Nombrar a los dioses, hacer que el universo devenga discurso, solo eso fundamenta el diálogo auténtico que es la realidad humana, formando la trama de ese mismo discurso, su brillante y misteriosa figura, su forma y su constelación, lejos de los vocablos y reglas en uso en la vida práctica.

Esta renacida novela, Carrusel de sombras, puesta a punto por un escritor experimentado que reordena su obra, parece preanunciar una retirada: el rigor poético de su escritura lo aboca al silencio, un silencio que vaciará más la literatura en tecnicolor que nos provee el mercado. La España vaciada, cierto, pero también la lengua vaciada.

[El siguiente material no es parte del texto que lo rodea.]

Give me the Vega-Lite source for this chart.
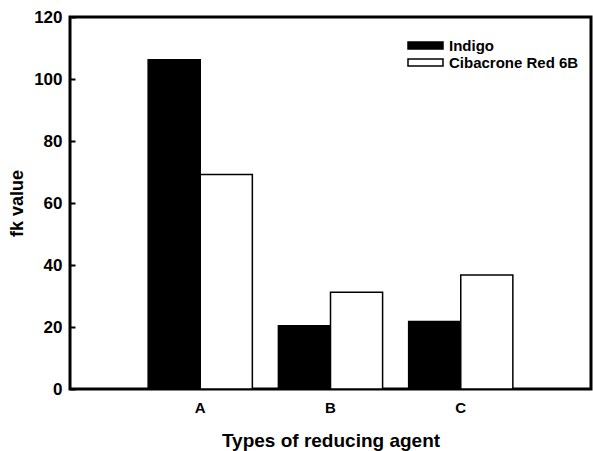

Pero, antes de terminar, someto el libro a la prueba de abrirlo al azar y leer el primer párrafo:

En la ciudad laten soledades de ojos tristes y miradas erráticas, un perro hidrófobo alza la pata en una esquina, una puta baila el bolso y enseña la entrepierna y el bamboleo de las tetas, señuelo de retozantes cabalgadas previo pago del alquiler de la yegua, cotorras y urracas seccionan con cuchillas el clítoris de una niña que aúlla en un sótano de lumbre ahumada, en un confesionario empujan para dentro el ojete de un niño y lo escudriñan con el mango bendecido, el pitido de un tren taja el aire, y corren ruidos que salpican y luces lobunas, en un mirador una mujer desnuda contempla la luna y peina su cabellera, una mendiga monologa, discute y pelea con las ratas mientras remueve con dedos de largas uñas un basurero, corren y gritan sombras que no saben que corren y gritan e inicio el descenso al infierno de los bidonvilles miserables vies […].